Wednesday, May 11, 2011

The Internet is Useless in Certain Endeavours

Such as determining what a certain flower smells like, for instance. In perhaps my strangest search yet, I've been attempting to pinpoint and identify a specific floral scent that I always associate with my time in Los Angeles, and I'm finding that near impossible without "scratch and sniff" computer technology. Just when you think we've made great strides with technology, we discover new limits.

Any L.A. natives (or as close as one gets to being native in a city composed of transients) know the scent I'm thinking of? A light, floral smell that seems most potent in the winter months? I may have to start haunting florists to nail it down

11 comments:

scottsz said...

You could hunt down botanists or professors at the nearest university.

They might be able to answer questions via email (or at least narrow down your search to some specific kinds of plant)

The info you're looking for could be on some university server that isn't spidered by search engines...

Nils Nordstrand said...

In February and March, I always smell the Jasmine or "Star Jasmine" in bloom here in Southern California. It can be pretty pungent. By the time Summer rolls in, I don't notice it as much anymore. They are used quite a bit here for hedges and wall creeper plants.

Michael Curtis said...

In February and March, I always smell the Jasmine or "Star Jasmine" in bloom here in Southern California.

I had a suspicion it was jasmine I was thinking of, but wasn't sure. At least I have something to go on now when I go sniffing. Thanks, Nils.

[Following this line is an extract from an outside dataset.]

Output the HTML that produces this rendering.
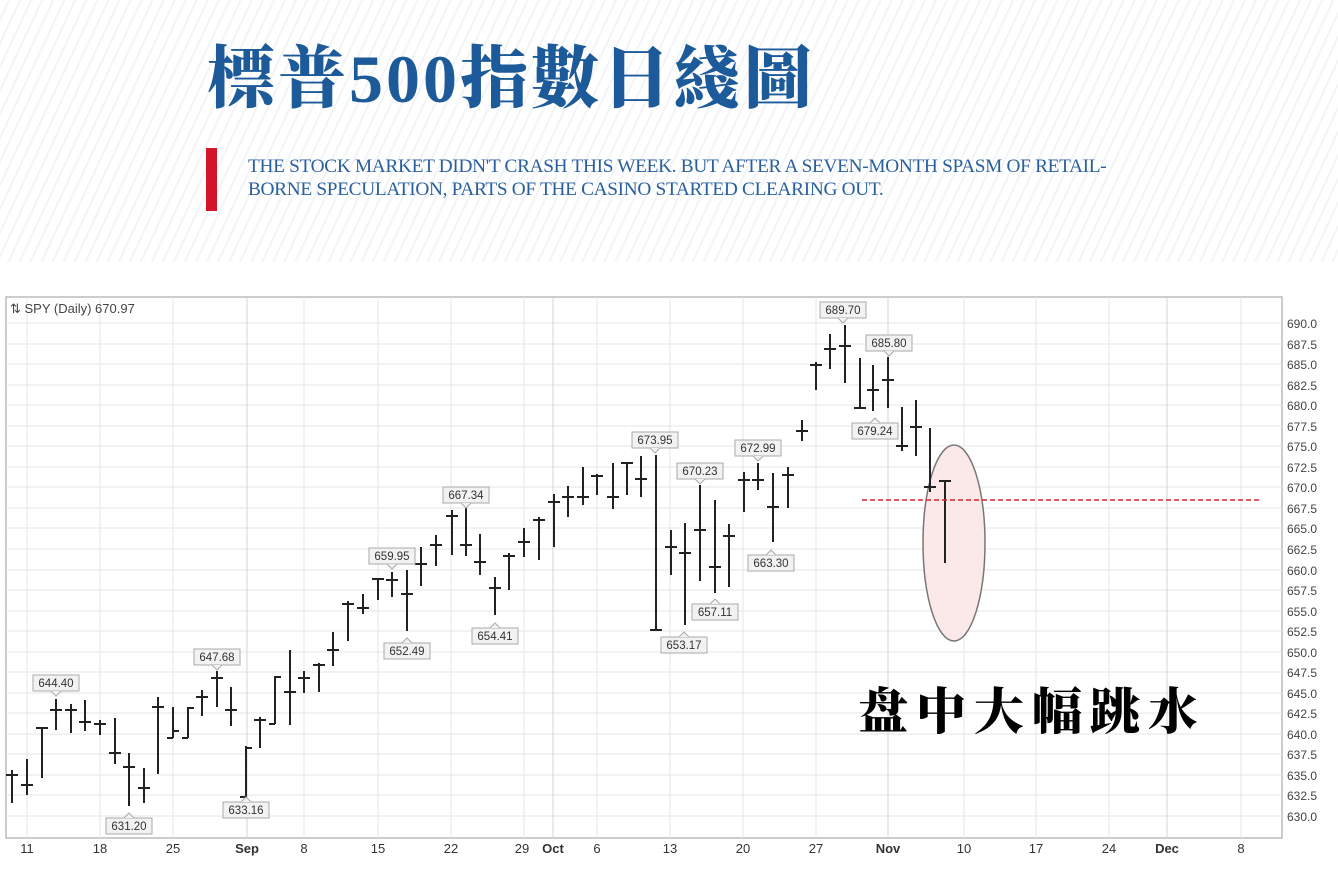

Oh, and this is all roleplaying related, by the way so it's not nearly as strange a question as it might seem.

Anthony said...

It might also be honeysuckle; that's common here in some areas of LA, and some bloom as early as late winter.

(Hi, I'm new here. :) )

Michael Curtis said...

There's plenty of honeysuckle around here in the East, so I recognize the scent and it was a different one. Jasmine seems to be the more likely suspect. Thanks for the suggestion, however.

John Stephens said...

It's probably just as well there's no practical way to transmit smells over the Internet. The potential for misuse is... unpleasant to contemplate.

christian said...

I was going to say jasmine, too. That, or the smell of the chaparral, but that's not really floral.

JasonZavoda said...

I've been waiting for smell-o-vision ever since I saw it on Bugs Bunny.

Jeffro said...

I can't seem to figure out how to find this weird time travel themed album from the late seventies or early eighties. It sounded sorta like a string of generic movie type themes... and follows the adventures of an imaginary B-movie hero as he travels to the old west, a submarine, the roaring twenties, and a space cantina. It was cool and nerdy at the same time....

This is the one thing where Google has completely failed me.

Academician said...

It may specifically be night-blooming jasmine (cestrum nocturnum). There seems to be a lot of that in Socal.

Lord Auron said...

I remember when I lived back home (A variety of LA's suburbs between 1980 and 1999), there were a great deal of people that planted night-blooming jasmine (Cestrum nocturnum) all over the place to the point that you can find it as an invasive species in the hills. I remember it putting up quite a smell after the rains and during the winter. It might be something.

I could also suggest orange blossoms since they are very fragrant and a lot of people have old "heirloom" plants that are remnants of the original orchards of the area. The ones in my grandmother's yard smelled like cherries and galangal, so they can definitely be deceiving.